Sept. 24, 2025 Editor, The News-Gazette: With the passing of Otis Mead, I’m reminded of a time when I benefited from earlier Lexington storytellers.
My grandparents moved to Lexington in the 1930s, opened The Sandwich Shop, while my great uncle opened The Southern Inn. In the late 1970s, I spent the summer with grandma, and uncles Ted (owned the Paramount) and Tommy, while working for Jimmy Yeager on the DOT survey crew. Here’s a quick snippet of memories from that summer and before.
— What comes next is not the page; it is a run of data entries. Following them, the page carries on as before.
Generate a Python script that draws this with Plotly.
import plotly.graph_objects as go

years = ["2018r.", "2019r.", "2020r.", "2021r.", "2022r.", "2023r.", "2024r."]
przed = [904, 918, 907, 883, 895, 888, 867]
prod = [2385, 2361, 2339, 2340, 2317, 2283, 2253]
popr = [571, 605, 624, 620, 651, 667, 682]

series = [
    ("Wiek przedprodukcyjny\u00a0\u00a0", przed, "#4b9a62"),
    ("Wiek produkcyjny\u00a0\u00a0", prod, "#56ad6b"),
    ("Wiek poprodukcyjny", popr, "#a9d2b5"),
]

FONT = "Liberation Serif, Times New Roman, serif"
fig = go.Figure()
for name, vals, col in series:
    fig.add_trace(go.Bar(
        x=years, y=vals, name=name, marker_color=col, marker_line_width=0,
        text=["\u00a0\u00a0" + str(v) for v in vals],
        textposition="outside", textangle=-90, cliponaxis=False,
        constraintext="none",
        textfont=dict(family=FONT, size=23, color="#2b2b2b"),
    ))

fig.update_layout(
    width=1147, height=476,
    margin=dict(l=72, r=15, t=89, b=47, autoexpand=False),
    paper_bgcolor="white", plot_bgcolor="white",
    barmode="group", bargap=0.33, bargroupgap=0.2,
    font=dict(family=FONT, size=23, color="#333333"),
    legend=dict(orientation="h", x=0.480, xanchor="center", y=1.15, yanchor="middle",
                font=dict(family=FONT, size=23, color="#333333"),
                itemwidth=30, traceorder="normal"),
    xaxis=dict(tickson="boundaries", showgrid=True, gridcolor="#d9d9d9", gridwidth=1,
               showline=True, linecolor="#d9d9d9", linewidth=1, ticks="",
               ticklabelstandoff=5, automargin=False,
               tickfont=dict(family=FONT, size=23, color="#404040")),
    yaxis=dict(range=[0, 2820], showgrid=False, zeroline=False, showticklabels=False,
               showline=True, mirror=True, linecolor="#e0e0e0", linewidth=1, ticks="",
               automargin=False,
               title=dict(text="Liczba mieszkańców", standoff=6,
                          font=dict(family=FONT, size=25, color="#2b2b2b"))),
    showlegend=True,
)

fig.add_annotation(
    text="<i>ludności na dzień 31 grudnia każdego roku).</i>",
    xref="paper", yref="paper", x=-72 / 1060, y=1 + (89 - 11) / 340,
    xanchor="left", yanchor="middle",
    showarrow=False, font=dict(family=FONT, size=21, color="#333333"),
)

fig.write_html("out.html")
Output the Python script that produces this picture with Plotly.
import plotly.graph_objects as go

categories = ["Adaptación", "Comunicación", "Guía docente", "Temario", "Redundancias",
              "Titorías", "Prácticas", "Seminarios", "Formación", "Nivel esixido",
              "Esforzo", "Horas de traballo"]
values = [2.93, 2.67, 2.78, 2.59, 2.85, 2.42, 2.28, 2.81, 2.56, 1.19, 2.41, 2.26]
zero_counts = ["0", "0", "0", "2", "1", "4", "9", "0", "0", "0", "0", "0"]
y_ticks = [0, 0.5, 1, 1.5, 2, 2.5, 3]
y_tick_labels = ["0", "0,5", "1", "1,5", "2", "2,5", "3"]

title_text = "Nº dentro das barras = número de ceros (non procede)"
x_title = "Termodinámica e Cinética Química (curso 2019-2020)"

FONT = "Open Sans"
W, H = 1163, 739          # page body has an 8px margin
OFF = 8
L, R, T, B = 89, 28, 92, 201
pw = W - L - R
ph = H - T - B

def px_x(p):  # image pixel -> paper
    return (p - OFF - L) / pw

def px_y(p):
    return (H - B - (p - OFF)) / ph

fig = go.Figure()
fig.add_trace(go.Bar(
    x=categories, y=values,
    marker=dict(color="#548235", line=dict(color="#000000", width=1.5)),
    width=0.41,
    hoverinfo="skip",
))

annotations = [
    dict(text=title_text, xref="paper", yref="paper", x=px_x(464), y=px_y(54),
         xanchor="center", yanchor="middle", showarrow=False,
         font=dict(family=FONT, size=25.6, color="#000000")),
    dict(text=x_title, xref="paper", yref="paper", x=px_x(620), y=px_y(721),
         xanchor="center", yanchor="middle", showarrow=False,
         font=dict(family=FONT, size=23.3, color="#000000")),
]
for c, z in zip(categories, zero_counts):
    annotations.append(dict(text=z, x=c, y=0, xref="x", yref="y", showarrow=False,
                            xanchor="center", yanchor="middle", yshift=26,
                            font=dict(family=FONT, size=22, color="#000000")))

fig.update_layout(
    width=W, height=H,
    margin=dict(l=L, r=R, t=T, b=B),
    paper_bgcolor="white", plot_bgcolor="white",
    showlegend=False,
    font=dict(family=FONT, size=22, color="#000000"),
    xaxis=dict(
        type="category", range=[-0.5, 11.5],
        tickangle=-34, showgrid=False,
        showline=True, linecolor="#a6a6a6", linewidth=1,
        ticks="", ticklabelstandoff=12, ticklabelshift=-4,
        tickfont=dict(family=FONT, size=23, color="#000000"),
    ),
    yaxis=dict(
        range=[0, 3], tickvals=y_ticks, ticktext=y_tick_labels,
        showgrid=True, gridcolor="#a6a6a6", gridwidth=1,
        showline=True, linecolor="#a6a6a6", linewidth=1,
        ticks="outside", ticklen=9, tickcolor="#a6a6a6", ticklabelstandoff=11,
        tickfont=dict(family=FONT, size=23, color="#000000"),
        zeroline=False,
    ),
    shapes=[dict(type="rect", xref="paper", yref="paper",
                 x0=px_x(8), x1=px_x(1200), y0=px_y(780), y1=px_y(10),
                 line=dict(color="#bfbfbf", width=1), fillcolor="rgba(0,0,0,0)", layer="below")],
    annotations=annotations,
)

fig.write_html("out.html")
Fellow Greeks, Pete and Antoinnette Neofotis, owned the College Inn, where we’d spend hours listening to stories of Lexington and their journeys over from Greece. Clyde Mull bought the restaurant, was a good friend of Ted’s, and so the stories continued. Friday nights, Ted and I headed to a concession stand outside Kroger’s, thanks to a loaner car from Jimmy Shanner, where dinner consisted of three hot dogs and a soda, for $1! On Saturdays, we’d head to Howard Johnson’s for lunch, visit with Buster Moore who owned the property, and stayed so long that we ate dinner there too!
Ted helped cousin Alex and his dad George at the Southern Inn and upon closing, George would make us milk shakes as we watched Johnny Carson on the small TV, while also looking out the window “watching life walk by.” George and dad’s brother “Big” George were on Lexington’s 1938 undefeated football team.
Lastly, you couldn’t walk downtown at night without stopping by Snooky Walker and his wife, parked on Main, waiting to chat. Snooky’s brother is remembered with a plaque on the boulder by Wilson Field. I met Otis once, thanks to my friend Shane Gonsalves.
Stories wane, memories fade, but the moments never lessen. Thanks Otis, and tell Buster, and Snooky, and the others that I said hello. BILL MACHERAS Viera, Fla.